Memories flood back about Savalalo Market
Many people have their own stories to tell about the Savalalo market.
For National University of Samoa student, Roy Leu, it was more than just a building.
Before Mr. Leu went to his afternoon class yesterday, he had to make sure he made that regular stop at the market to see what everyone was talking about.
“It wasn’t what I expected,” said Mr. Leu. “It’s nothing like how I remembered it.”
The student described the market as the “hangout” place for students from around Upolu.
“We eat here, we wait for our bus on that corner we basically stop here whenever you want to go anywhere on the island,” said Mr. Leu.
“This is the place where many workers and students like me would stop in the morning before going to school.
“We have our cup of coffee here when our bus arrives early and hangout. The prices on everything are reasonable that you don’t get that price in any other store in Apia. They sell yummy banana pancakes at an affordable price and if you know the shopkeeper they would give you extra pancakes for free.”
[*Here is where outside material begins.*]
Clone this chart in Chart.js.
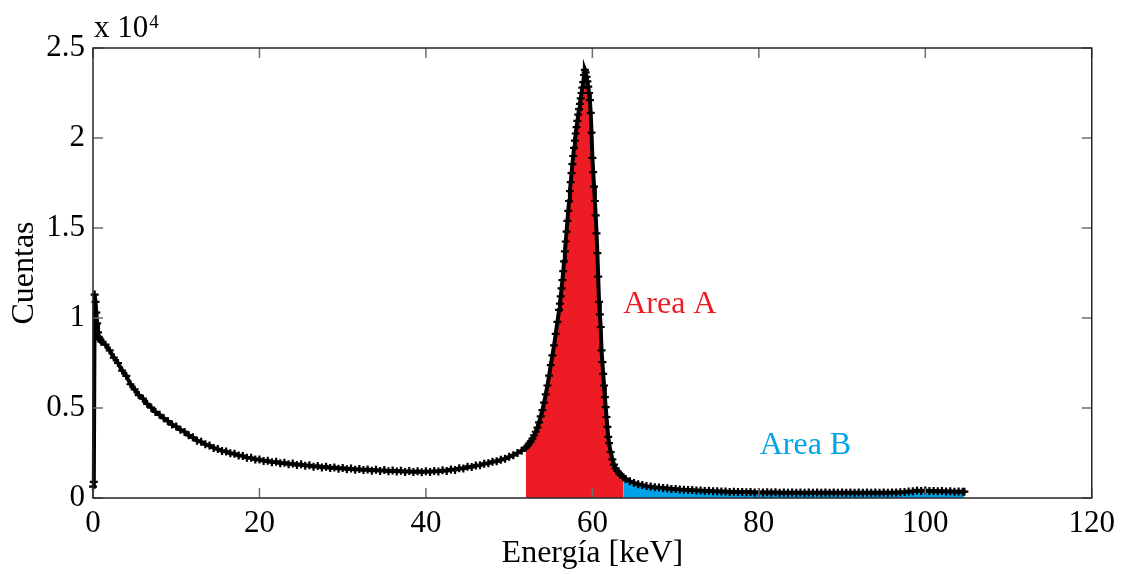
<!DOCTYPE html>
<html>
<head>
<meta charset="utf-8">
<title>Espectro de energía</title>
<script src="https://cdn.jsdelivr.net/npm/chart.js@4.4.1/dist/chart.umd.min.js"></script>
<style>
  html, body { margin: 0; padding: 0; background: #fff; }
  #wrap { width: 1122px; height: 574px; }
</style>
</head>
<body>
<div id="wrap"><canvas id="spectrum" width="1122" height="574"></canvas></div>
<script>
// Energía de cada canal [keV]
const energyKeV = [
  0, 0.1, 0.2, 0.3, 0.4, 0.5, 0.6, 0.7, 0.8, 0.9,
  1, 1.5, 2, 2.5, 3, 3.5, 4, 4.5, 5, 5.5,
  6, 6.5, 7, 7.5, 8, 8.5, 9, 9.5, 10, 10.5,
  11, 11.5, 12, 12.5, 13, 13.5, 14, 14.5, 15, 15.5,
  16, 16.5, 17, 17.5, 18, 18.5, 19, 19.5, 20, 20.5,
  21, 21.5, 22, 22.5, 23, 23.5, 24, 24.5, 25, 25.5,
  26, 26.5, 27, 27.5, 28, 28.5, 29, 29.5, 30, 30.5,
  31, 31.5, 32, 32.5, 33, 33.5, 34, 34.5, 35, 35.5,
  36, 36.5, 37, 37.5, 38, 38.5, 39, 39.5, 40, 40.5,
  41, 41.5, 42, 42.5, 43, 43.5, 44, 44.5, 45, 45.5,
  46, 46.5, 47, 47.5, 48, 48.5, 49, 49.5, 50, 50.5,
  51, 51.5,
  // pico
  52, 52.2, 52.4, 52.6, 52.8, 53, 53.2, 53.4, 53.6, 53.8,
  54, 54.2, 54.4, 54.6, 54.8, 55, 55.2, 55.4, 55.6, 55.8,
  56, 56.1, 56.2, 56.3, 56.4, 56.5, 56.6, 56.7, 56.8, 56.9,
  57, 57.1, 57.2, 57.3, 57.4, 57.5, 57.6, 57.7, 57.8, 57.9,
  58, 58.1, 58.2, 58.3, 58.4, 58.5, 58.6, 58.7, 58.8, 58.9,
  59, 59.1, 59.2, 59.3, 59.4, 59.5, 59.6, 59.7, 59.8, 59.9,
  60, 60.1, 60.2, 60.3, 60.4, 60.5, 60.6, 60.7, 60.8, 60.9,
  61, 61.1, 61.2, 61.3, 61.4, 61.5, 61.6, 61.7, 61.8, 61.9,
  62, 62.2, 62.4, 62.6, 62.8, 63, 63.2, 63.4, 63.7,
  // cola
  64, 64.5, 65, 65.5, 66, 66.5, 67, 67.5, 68, 68.5,
  69, 69.5, 70, 70.5, 71, 71.5, 72, 72.5, 73, 73.5,
  74, 74.5, 75, 75.5, 76, 76.5, 77, 77.5, 78, 78.5,
  79, 79.5, 80, 80.5, 81, 81.5, 82, 82.5, 83, 83.5,
  84, 84.5, 85, 85.5, 86, 86.5, 87, 87.5, 88, 88.5,
  89, 89.5, 90, 90.5, 91, 91.5, 92, 92.5, 93, 93.5,
  94, 94.5, 95, 95.5, 96, 96.5, 97, 97.5, 98, 98.5,
  99, 99.5, 100, 100.5, 101, 101.5, 102, 102.5, 103, 103.5,
  104, 104.5, 104.7,
];

// Cuentas por canal
const counts = [
  630, 900, 11300, 10900, 10300, 9700, 9200, 8950, 8850, 8780,
  8680, 8520, 8200, 7800, 7500, 7080, 6780, 6320, 6030, 5720,
  5520, 5230, 5020, 4780, 4620, 4430, 4270, 4080, 3970, 3790,
  3670, 3480, 3370, 3180, 3120, 2980, 2920, 2780, 2720, 2610,
  2580, 2480, 2460, 2360, 2340, 2240, 2230, 2140, 2140, 2060,
  2070, 1990, 2010, 1930, 1960, 1880, 1910, 1830, 1870, 1790,
  1820, 1740, 1780, 1700, 1740, 1660, 1700, 1630, 1670, 1600,
  1640, 1570, 1610, 1550, 1590, 1520, 1570, 1500, 1550, 1480,
  1530, 1470, 1510, 1450, 1500, 1440, 1490, 1430, 1490, 1450,
  1500, 1470, 1540, 1500, 1590, 1560, 1650, 1640, 1730, 1720,
  1810, 1820, 1900, 1930, 2010, 2040, 2120, 2180, 2290, 2380,
  2500, 2620,
  // pico
  2800, 2900, 3020, 3150, 3300, 3480, 3680, 3910, 4200, 4530,
  4880, 5300, 5760, 6250, 6800, 7380, 7920, 8480, 9120, 9780,
  10450, 10800, 11200, 11650, 12100, 12600, 13150, 13700, 14250, 14800,
  15400, 15950, 16500, 17050, 17550, 18050, 18550, 19000, 19450, 19850,
  20250, 20600, 20950, 21300, 21600, 21900, 22200, 22500, 22800, 23100,
  23500, 23780, 23650, 23400, 23150, 22850, 22500, 22100, 21400, 20300,
  18900, 18100, 17300, 16500, 15700, 14700, 13600, 12300, 10900, 10200,
  9500, 8200, 7550, 6900, 6250, 5600, 5050, 4500, 3950, 3400,
  3050, 2550, 2150, 1850, 1650, 1500, 1380, 1280, 1150,
  // cola
  1060, 930, 840, 760, 720, 660, 640, 600, 590, 550,
  540, 505, 500, 470, 465, 440, 440, 415, 415, 395,
  400, 375, 380, 355, 365, 340, 350, 330, 340, 320,
  335, 310, 325, 305, 320, 300, 315, 298, 312, 296,
  310, 295, 308, 294, 306, 293, 305, 292, 304, 291,
  303, 290, 302, 291, 303, 290, 302, 292, 304, 293,
  305, 295, 306, 296, 308, 300, 318, 330, 360, 380,
  410, 395, 410, 385, 395, 370, 385, 360, 370, 350,
  365, 345, 350,
];

// Intervalos integrados [keV]
const areaA = [52, 63.7];
const areaB = [63.7, 104.7];

// Etiquetas dentro del gráfico (posición en unidades de datos)
const areaLabels = [
  { text: 'Area A', x: 63.7, y: 10300, color: '#ED1C24' },
  { text: 'Area B', x: 80.1, y: 2450, color: '#00A2E8' },
];

const xTicks = [0, 20, 40, 60, 80, 100, 120];
const yTicks = [0, 5000, 10000, 15000, 20000, 25000];

const FONT = "'Liberation Serif', 'Times New Roman', serif";
const TICK_LEN = 10;

const points = energyKeV.map((e, i) => ({ x: e, y: counts[i] }));
const inRange = ([lo, hi]) => points.filter((p) => p.x >= lo && p.x <= hi);

// Marco completo con marcas hacia dentro, factor x 10^4 y rótulos de áreas
const frameTicks = {
  id: 'frameTicks',
  afterDatasetsDraw(chart) {
    const { ctx, chartArea: a, scales } = chart;
    ctx.save();
    ctx.lineWidth = 1.5;
    ctx.strokeStyle = '#6e6e6e';
    ctx.beginPath();
    xTicks.forEach((v) => {
      const px = scales.x.getPixelForValue(v);
      ctx.moveTo(px, a.bottom);
      ctx.lineTo(px, a.bottom - TICK_LEN);
      ctx.moveTo(px, a.top);
      ctx.lineTo(px, a.top + TICK_LEN);
    });
    yTicks.forEach((v) => {
      const py = scales.y.getPixelForValue(v);
      ctx.moveTo(a.left, py);
      ctx.lineTo(a.left + TICK_LEN, py);
      ctx.moveTo(a.right, py);
      ctx.lineTo(a.right - TICK_LEN, py);
    });
    ctx.stroke();

    ctx.strokeStyle = '#262626';
    ctx.strokeRect(a.left, a.top, a.right - a.left, a.bottom - a.top);

    // factor de escala del eje y
    ctx.fillStyle = '#000';
    ctx.textBaseline = 'alphabetic';
    ctx.textAlign = 'left';
    ctx.font = `31px ${FONT}`;
    const base = 'x 10';
    ctx.fillText(base, a.left + 1, a.top - 11);
    const w = ctx.measureText(base).width;
    ctx.font = `19px ${FONT}`;
    ctx.fillText('4', a.left + 2 + w, a.top - 20);

    ctx.font = `32px ${FONT}`;
    areaLabels.forEach((l) => {
      ctx.fillStyle = l.color;
      ctx.fillText(l.text, scales.x.getPixelForValue(l.x), scales.y.getPixelForValue(l.y));
    });
    ctx.restore();
  },
};

new Chart(document.getElementById('spectrum'), {
  type: 'scatter',
  data: {
    datasets: [
      {
        data: points,
        showLine: true,
        borderColor: '#000',
        borderWidth: 4,
        pointStyle: 'cross',
        pointRadius: 4,
        pointBorderWidth: 2.2,
        pointBorderColor: '#000',
        pointBackgroundColor: '#000',
        order: 0,
        clip: 6,
      },
      {
        data: inRange(areaA),
        showLine: true,
        borderWidth: 0,
        pointRadius: 0,
        fill: 'origin',
        backgroundColor: '#ED1C24',
        order: 1,
      },
      {
        data: inRange(areaB),
        showLine: true,
        borderWidth: 0,
        pointRadius: 0,
        fill: 'origin',
        backgroundColor: '#00A2E8',
        order: 1,
      },
    ],
  },
  options: {
    responsive: false,
    animation: false,
    devicePixelRatio: 1,
    layout: { padding: { top: 48, right: 30, left: 0, bottom: 0 } },
    plugins: {
      legend: { display: false },
      tooltip: { enabled: false },
    },
    scales: {
      x: {
        type: 'linear',
        min: 0,
        max: 120,
        afterFit(scale) {
          scale.height = 76;
        },
        afterBuildTicks(scale) {
          scale.ticks = xTicks.map((v) => ({ value: v }));
        },
        grid: { display: false, drawTicks: false },
        border: { display: false },
        ticks: {
          color: '#000',
          font: { family: FONT, size: 31 },
          padding: 7,
          maxRotation: 0,
        },
        title: {
          display: true,
          text: 'Energía [keV]',
          color: '#000',
          font: { family: FONT, size: 32 },
          padding: { top: 0, bottom: 1 },
        },
      },
      y: {
        type: 'linear',
        min: 0,
        max: 25000,
        afterFit(scale) {
          scale.width = 93;
        },
        afterBuildTicks(scale) {
          scale.ticks = yTicks.map((v) => ({ value: v }));
        },
        grid: { display: false, drawTicks: false },
        border: { display: false },
        ticks: {
          color: '#000',
          font: { family: FONT, size: 31 },
          padding: 8,
          callback: (v) => String(v / 10000),
        },
        title: {
          display: true,
          text: 'Cuentas',
          color: '#000',
          font: { family: FONT, size: 32 },
          padding: { top: 5, bottom: 0 },
        },
      },
    },
  },
  plugins: [frameTicks],
});
</script>
</body>
</html>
Mr. Leu said the market was where he would come with his friends to buy $1.50 pork buns and a homemade juice for just .50sene.
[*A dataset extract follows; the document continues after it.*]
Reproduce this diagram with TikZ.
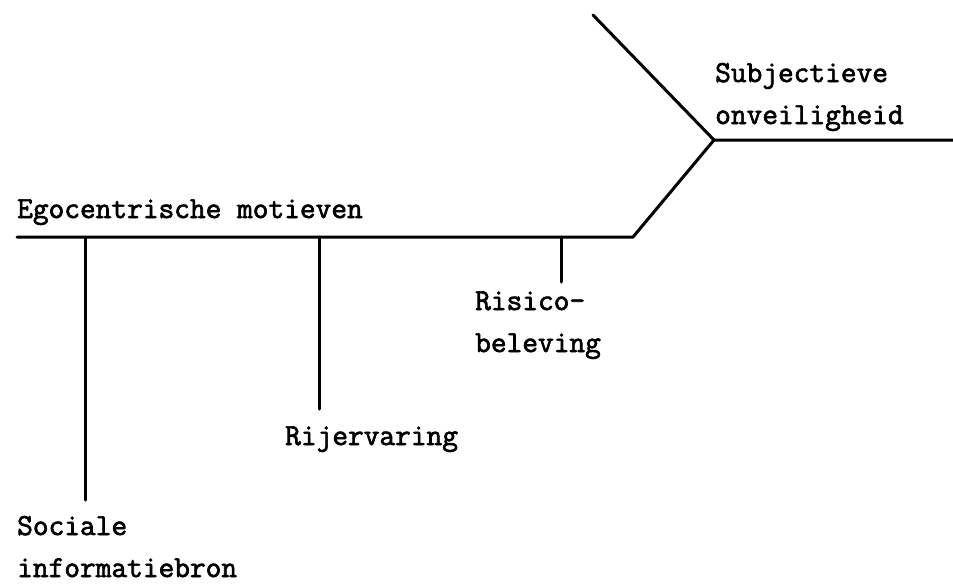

“I look at what is left and I think of all those stall owners that would greet us with smiles everyday,” said Mr. Leu.
“It wasn’t just a market to me. It was a place where we would get shelter from the sun and rain, a place to eat the cheapest food in town and where most tourists would go to buy our very own handicrafts.”
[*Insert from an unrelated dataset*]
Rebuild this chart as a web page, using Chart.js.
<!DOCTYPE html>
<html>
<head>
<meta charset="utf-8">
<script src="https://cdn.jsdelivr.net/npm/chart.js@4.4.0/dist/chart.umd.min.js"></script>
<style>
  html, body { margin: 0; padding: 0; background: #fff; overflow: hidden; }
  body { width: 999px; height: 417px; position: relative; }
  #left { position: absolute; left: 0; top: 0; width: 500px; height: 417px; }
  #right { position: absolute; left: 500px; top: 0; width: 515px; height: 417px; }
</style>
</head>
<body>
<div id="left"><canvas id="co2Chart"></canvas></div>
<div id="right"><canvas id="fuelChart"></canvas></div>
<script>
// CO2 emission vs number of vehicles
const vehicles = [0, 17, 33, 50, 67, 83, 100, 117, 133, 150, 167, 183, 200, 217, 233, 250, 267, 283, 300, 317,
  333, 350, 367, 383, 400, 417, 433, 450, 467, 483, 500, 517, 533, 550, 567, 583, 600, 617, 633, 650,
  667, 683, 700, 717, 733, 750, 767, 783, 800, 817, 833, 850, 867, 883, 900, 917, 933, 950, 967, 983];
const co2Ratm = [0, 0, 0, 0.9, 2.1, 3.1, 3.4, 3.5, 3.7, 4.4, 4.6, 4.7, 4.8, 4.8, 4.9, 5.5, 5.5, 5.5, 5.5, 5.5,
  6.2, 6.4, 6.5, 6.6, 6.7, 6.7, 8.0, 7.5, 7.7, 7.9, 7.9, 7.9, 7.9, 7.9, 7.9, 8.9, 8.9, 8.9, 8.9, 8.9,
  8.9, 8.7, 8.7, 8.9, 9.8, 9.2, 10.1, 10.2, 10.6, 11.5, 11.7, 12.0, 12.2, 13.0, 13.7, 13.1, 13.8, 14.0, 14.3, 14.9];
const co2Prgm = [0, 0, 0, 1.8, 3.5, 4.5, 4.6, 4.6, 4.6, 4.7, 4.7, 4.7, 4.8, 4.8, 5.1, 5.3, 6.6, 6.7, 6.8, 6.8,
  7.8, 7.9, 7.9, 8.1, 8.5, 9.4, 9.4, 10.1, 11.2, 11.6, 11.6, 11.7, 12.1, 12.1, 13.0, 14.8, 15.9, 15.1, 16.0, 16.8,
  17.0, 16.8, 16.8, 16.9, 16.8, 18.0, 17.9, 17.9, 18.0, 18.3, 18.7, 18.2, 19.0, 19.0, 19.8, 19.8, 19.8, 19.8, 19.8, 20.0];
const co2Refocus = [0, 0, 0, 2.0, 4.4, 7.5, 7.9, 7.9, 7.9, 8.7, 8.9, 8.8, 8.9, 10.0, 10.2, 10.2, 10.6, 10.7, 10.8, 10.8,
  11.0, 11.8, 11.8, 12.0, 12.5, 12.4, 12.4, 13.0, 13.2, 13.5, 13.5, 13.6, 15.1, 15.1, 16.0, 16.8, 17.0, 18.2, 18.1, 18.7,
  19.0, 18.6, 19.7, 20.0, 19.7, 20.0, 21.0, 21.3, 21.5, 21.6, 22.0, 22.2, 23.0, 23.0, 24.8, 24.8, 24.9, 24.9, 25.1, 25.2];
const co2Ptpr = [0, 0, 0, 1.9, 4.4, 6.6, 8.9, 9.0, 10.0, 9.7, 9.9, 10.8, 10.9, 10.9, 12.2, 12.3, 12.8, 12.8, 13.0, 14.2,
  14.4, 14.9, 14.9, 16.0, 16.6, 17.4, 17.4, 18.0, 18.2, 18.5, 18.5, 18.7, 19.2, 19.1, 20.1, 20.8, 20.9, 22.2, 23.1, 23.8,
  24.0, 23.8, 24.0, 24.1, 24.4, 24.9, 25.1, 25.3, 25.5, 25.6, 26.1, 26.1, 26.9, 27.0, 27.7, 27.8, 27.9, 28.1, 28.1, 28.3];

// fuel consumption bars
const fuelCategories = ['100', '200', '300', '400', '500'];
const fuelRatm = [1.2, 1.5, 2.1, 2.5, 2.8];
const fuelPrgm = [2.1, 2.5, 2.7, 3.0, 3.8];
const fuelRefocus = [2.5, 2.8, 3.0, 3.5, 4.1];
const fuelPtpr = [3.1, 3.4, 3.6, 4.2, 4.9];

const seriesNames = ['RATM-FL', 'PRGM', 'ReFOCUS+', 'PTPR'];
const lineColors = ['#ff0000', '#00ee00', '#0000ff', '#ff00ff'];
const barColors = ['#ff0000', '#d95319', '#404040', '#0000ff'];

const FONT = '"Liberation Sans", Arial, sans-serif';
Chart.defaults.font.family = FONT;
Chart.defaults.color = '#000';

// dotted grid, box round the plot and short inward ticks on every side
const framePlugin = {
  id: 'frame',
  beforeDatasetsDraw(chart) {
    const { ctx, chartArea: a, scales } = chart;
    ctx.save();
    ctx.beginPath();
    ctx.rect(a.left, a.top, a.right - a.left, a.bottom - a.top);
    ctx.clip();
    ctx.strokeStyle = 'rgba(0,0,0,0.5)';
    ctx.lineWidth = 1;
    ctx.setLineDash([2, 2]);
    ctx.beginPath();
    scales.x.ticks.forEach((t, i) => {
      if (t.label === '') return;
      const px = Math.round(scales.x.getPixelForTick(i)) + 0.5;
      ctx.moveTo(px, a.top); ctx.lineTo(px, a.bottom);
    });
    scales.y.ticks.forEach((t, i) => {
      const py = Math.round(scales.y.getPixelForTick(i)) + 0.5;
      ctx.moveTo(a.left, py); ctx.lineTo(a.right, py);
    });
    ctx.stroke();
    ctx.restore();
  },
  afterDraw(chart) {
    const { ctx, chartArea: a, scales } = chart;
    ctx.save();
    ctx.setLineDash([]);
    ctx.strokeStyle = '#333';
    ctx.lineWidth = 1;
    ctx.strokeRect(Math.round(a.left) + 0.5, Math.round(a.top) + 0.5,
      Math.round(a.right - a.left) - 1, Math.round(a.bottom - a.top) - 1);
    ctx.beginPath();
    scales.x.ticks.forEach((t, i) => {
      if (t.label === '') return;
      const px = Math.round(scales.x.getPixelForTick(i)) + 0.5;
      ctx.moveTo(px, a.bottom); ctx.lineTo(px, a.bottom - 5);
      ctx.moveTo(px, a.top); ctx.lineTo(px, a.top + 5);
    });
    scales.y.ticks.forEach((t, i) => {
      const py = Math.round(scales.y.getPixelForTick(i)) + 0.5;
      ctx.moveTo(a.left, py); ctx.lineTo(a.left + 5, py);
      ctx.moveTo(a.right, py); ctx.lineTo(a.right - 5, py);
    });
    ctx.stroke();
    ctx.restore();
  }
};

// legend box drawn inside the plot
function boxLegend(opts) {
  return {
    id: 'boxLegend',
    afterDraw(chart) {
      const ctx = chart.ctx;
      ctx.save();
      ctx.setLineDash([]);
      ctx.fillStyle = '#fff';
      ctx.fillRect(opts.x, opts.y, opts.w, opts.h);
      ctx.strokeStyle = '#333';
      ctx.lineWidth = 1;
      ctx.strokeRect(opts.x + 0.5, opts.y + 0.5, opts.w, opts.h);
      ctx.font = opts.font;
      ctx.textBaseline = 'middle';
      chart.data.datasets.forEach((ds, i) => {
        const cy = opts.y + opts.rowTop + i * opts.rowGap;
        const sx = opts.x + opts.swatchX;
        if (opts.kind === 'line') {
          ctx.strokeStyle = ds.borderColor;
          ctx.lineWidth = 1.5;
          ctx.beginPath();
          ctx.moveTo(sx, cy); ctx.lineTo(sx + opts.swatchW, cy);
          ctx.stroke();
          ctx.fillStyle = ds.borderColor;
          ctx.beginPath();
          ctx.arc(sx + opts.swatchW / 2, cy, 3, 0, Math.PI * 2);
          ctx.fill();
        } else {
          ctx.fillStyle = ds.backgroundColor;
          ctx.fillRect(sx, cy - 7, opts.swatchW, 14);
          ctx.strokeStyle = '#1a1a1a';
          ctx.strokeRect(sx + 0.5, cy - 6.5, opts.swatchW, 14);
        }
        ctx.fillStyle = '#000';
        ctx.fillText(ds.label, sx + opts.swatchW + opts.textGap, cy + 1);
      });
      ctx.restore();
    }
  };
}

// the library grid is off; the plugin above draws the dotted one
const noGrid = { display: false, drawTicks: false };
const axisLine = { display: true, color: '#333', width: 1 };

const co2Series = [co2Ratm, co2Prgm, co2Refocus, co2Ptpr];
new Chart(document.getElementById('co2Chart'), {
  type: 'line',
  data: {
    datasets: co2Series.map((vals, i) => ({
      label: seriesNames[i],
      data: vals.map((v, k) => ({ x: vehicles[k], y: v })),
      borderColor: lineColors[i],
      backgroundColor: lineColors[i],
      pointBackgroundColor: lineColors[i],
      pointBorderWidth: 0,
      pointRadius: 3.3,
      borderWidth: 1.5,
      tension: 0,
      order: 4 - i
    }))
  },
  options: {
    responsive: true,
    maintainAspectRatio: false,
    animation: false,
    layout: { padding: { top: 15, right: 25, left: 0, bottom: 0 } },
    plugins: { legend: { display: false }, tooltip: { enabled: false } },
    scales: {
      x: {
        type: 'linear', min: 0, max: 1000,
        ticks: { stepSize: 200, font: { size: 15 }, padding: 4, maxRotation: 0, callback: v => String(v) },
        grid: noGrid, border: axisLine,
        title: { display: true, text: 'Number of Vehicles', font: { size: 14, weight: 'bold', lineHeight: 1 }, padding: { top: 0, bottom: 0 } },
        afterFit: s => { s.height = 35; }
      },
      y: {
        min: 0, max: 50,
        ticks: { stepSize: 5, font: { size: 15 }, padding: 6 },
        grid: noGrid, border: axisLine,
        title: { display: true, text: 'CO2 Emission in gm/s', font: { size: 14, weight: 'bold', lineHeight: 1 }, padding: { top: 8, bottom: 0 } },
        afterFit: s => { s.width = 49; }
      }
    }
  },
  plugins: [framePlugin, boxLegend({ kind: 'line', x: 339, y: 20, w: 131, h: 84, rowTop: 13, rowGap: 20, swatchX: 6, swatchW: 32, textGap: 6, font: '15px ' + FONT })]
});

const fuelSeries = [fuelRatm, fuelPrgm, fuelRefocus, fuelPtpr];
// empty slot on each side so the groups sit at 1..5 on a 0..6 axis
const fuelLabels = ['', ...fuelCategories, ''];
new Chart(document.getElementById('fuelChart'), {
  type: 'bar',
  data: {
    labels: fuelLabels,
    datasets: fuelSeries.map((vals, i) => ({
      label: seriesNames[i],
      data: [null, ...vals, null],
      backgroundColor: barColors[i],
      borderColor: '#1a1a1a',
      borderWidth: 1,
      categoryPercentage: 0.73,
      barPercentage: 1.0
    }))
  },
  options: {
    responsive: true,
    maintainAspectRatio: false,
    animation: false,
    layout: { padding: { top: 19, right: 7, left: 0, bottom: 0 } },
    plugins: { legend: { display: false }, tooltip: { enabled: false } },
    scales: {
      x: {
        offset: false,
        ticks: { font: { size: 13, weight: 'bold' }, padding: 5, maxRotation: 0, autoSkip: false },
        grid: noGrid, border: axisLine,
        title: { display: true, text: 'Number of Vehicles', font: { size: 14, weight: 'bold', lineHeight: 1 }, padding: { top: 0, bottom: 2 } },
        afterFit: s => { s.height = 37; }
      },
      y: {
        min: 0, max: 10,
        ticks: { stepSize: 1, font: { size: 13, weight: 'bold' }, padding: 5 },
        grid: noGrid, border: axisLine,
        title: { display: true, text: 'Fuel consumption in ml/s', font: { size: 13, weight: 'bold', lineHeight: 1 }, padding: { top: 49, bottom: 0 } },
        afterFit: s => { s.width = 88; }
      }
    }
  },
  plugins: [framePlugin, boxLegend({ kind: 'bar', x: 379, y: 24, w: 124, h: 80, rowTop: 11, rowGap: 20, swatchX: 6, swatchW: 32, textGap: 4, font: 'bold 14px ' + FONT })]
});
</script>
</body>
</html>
However, the student remains positive hoping that a better and safer building will arise from the ashes of the old flea market.
“I can only pray for the small businesses and their families that lost everything in the fire.”
Even the tourists that spent some time in the market shopping on Saturday could not believe the news.
Linatama Keni Viliua and Lily Makaneti from Niue residing in New Zealand were at the scene yesterday taking a last look at the place.
“We were one of the last people at the market on Saturday afternoon doing our last minute shopping,” said Mrs. Viliua. “It was such a beautiful place. We bought some shirts and I even took some pictures of the market on that day because I couldn’t stop admiring all the neat handicrafts and clothing but it’s all gone now.”
Mrs. Makaneti on the other hand said before she left the market on Saturday she could smell something strong from the other side where the To’oa Salamasina hall is.
“I could smell gas from that distance,” she said.
“Not long after we got home we heard from my relatives that the market was burnt down…I just couldn’t believe. The shopkeepers and stall owners were welcoming and I had hoped I would finish my shopping today.”
Before they left the scene they decided to take a picture to remember the market they would describe as beautiful.
Another father, Luamanuvae Niko Amituanai had his story to tell about the market.
Recalling the past, Luamanuvae said the market used to sell taro and other produces before the Fugalei market was established.
“This was a place where the farmers used to sell their produce before it was turned into a bigger flea market,” said Luamanuvae.
“I have so many memories of this market…this was the main trading center for families and small businesses. Its sad especially for the people affected.”